Tem época em que meu corpo dá palavras como se fossem frutos. Não flores, frutos. Em um determinado período dessa mesma época, alguns desses frutos caem sobre uma superfície lisa e com pauta. Por isso, escrever é desgarrar-se.
Uma vez que desperto da longa hibernação do inverno d’alma, e me deparo com tantos frutos desgarrados, dispostos na superfície como em um jogo de búzios, faço então com eles uma rodada de perguntas. Por isso, escrever é consultar-se.
Tendo encontrado todas as respostas que meus frutos poderiam dar, vejo então eles fundirem-se numa solução brilhosa a que chamam poesia. Logo, escrever é alquímico.
Bebo seguidas vezes como que sorvendo a mim mesmo, e na medida em que sinto meu próprio gosto, e meu prazer é maior ou menor com isso, vou afinando o sabor de cada fruto até ficar pleno, porque escrever é deliciar-se.
Quando se está pleno procura-se partilhar a plenitude, por isso ofereço meu licor brilhoso e catártico a quem estiver com sede.
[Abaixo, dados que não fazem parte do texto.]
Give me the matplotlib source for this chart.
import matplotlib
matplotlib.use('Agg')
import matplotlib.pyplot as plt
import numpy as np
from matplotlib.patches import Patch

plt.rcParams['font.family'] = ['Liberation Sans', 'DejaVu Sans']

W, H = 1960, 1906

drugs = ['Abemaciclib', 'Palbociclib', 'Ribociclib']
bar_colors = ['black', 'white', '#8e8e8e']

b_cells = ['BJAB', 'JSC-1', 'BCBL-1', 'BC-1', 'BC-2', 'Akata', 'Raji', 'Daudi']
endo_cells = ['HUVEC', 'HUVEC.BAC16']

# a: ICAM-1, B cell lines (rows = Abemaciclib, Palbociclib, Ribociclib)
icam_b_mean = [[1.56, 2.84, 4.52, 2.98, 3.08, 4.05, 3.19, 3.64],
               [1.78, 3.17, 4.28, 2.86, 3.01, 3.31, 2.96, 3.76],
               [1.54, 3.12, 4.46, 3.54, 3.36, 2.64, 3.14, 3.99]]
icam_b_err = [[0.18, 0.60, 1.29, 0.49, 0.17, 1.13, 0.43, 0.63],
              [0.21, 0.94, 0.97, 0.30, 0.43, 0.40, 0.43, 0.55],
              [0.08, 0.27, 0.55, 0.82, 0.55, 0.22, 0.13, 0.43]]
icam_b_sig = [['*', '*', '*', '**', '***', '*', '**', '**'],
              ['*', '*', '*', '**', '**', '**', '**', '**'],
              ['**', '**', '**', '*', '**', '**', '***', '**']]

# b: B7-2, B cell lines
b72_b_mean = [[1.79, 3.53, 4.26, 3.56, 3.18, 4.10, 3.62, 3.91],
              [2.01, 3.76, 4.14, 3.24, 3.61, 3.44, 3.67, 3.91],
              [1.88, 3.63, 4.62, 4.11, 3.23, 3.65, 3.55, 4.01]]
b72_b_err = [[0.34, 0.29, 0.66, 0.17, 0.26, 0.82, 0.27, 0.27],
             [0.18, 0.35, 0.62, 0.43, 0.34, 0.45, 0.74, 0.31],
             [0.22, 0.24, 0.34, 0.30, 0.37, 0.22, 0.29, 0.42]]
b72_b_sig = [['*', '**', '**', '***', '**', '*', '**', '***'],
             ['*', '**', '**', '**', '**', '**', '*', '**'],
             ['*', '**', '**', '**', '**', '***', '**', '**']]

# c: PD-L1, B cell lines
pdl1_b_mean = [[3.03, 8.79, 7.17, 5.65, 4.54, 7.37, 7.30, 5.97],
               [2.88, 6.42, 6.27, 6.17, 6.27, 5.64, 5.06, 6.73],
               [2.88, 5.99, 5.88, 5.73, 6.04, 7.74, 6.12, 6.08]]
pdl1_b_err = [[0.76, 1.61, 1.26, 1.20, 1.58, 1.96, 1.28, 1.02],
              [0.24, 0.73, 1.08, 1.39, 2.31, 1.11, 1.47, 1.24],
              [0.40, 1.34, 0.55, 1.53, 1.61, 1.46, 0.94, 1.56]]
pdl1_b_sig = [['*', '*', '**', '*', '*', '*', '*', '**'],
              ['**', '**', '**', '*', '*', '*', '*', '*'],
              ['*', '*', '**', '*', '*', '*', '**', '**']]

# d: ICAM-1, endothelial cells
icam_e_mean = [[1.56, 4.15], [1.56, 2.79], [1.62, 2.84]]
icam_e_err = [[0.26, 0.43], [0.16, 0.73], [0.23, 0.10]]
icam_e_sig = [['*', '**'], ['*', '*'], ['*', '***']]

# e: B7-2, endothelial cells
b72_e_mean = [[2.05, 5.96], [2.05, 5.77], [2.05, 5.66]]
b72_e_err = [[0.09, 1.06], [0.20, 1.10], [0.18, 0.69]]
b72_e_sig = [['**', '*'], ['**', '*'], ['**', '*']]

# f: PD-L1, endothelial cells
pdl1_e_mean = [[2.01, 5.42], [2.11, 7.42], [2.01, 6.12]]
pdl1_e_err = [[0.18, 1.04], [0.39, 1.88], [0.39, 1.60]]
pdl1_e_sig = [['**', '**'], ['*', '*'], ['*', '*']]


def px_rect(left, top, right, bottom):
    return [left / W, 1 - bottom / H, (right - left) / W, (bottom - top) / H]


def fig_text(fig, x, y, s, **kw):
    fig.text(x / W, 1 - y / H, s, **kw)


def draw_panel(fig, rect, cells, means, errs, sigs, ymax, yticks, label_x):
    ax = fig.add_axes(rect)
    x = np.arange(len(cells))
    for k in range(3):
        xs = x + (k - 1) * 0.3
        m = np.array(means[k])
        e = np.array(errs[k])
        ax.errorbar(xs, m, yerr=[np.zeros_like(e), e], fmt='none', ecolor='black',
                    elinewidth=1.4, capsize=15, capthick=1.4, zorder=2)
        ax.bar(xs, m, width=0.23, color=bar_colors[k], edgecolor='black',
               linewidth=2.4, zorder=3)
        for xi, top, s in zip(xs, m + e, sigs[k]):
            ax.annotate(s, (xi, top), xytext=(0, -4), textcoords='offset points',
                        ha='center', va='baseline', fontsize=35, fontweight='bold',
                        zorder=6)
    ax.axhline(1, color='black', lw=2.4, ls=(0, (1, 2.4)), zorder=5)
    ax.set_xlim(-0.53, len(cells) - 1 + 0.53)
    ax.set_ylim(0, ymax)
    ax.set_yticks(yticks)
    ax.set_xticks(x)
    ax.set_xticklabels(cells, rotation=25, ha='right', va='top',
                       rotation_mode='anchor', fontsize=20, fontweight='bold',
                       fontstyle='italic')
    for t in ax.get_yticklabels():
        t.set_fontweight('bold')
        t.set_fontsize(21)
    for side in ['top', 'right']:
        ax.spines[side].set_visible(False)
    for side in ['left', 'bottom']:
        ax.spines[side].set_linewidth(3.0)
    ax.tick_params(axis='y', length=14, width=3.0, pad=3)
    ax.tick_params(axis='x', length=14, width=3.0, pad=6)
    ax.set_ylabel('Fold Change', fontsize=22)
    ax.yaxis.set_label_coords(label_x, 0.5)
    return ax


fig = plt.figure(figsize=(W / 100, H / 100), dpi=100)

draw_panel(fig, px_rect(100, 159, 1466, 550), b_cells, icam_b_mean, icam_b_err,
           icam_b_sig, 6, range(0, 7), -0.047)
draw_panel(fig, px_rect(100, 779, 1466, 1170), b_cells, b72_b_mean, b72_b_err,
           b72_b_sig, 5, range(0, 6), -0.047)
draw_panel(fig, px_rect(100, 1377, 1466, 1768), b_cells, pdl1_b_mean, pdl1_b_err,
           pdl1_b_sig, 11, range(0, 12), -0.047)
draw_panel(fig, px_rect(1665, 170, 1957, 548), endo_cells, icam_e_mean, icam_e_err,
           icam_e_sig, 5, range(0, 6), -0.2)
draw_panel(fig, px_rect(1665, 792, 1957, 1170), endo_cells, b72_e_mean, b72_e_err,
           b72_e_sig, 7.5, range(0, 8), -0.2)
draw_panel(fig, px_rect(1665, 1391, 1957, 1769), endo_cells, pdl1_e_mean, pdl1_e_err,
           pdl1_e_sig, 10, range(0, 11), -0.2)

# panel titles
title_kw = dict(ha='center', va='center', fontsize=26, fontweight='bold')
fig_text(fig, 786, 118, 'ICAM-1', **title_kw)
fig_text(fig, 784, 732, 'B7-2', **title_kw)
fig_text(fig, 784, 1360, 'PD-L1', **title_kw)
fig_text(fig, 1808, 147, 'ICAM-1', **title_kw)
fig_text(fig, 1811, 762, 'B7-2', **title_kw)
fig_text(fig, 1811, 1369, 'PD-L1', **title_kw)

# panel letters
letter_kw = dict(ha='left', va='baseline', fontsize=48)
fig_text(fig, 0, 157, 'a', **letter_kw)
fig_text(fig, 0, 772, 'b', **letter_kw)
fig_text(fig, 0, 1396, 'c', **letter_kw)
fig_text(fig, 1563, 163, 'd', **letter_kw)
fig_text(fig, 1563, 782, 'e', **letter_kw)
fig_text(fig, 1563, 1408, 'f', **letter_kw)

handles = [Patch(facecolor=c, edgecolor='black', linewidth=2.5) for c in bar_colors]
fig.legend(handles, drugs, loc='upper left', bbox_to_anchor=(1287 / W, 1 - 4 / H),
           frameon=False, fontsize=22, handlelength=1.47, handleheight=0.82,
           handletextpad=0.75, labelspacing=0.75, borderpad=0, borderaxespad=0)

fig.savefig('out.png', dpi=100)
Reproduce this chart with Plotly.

Deixo que me cheirem, bebam e cuspam, desse modo, ninguém negará que escrever é amar sem piedade.
Assim que sou ingerido pelo organismo poético do outro, vou causando nele meus sintomas, uma vertigem passageira nos olhos, um eco profundo no peito, e um grito que se esvai sem gritar. Porque escrever é quietar-se e quietar ao outro.
Nada termina, me disseram, as coisas se movimentam e caso estejamos parados, elas se distanciam de nossa visão. Estagnar é ficar cego, movimentar-se é enxergar o mundo. Aquele que me bebe não me reencontra, porque afinal, escrever é isso, ir embora.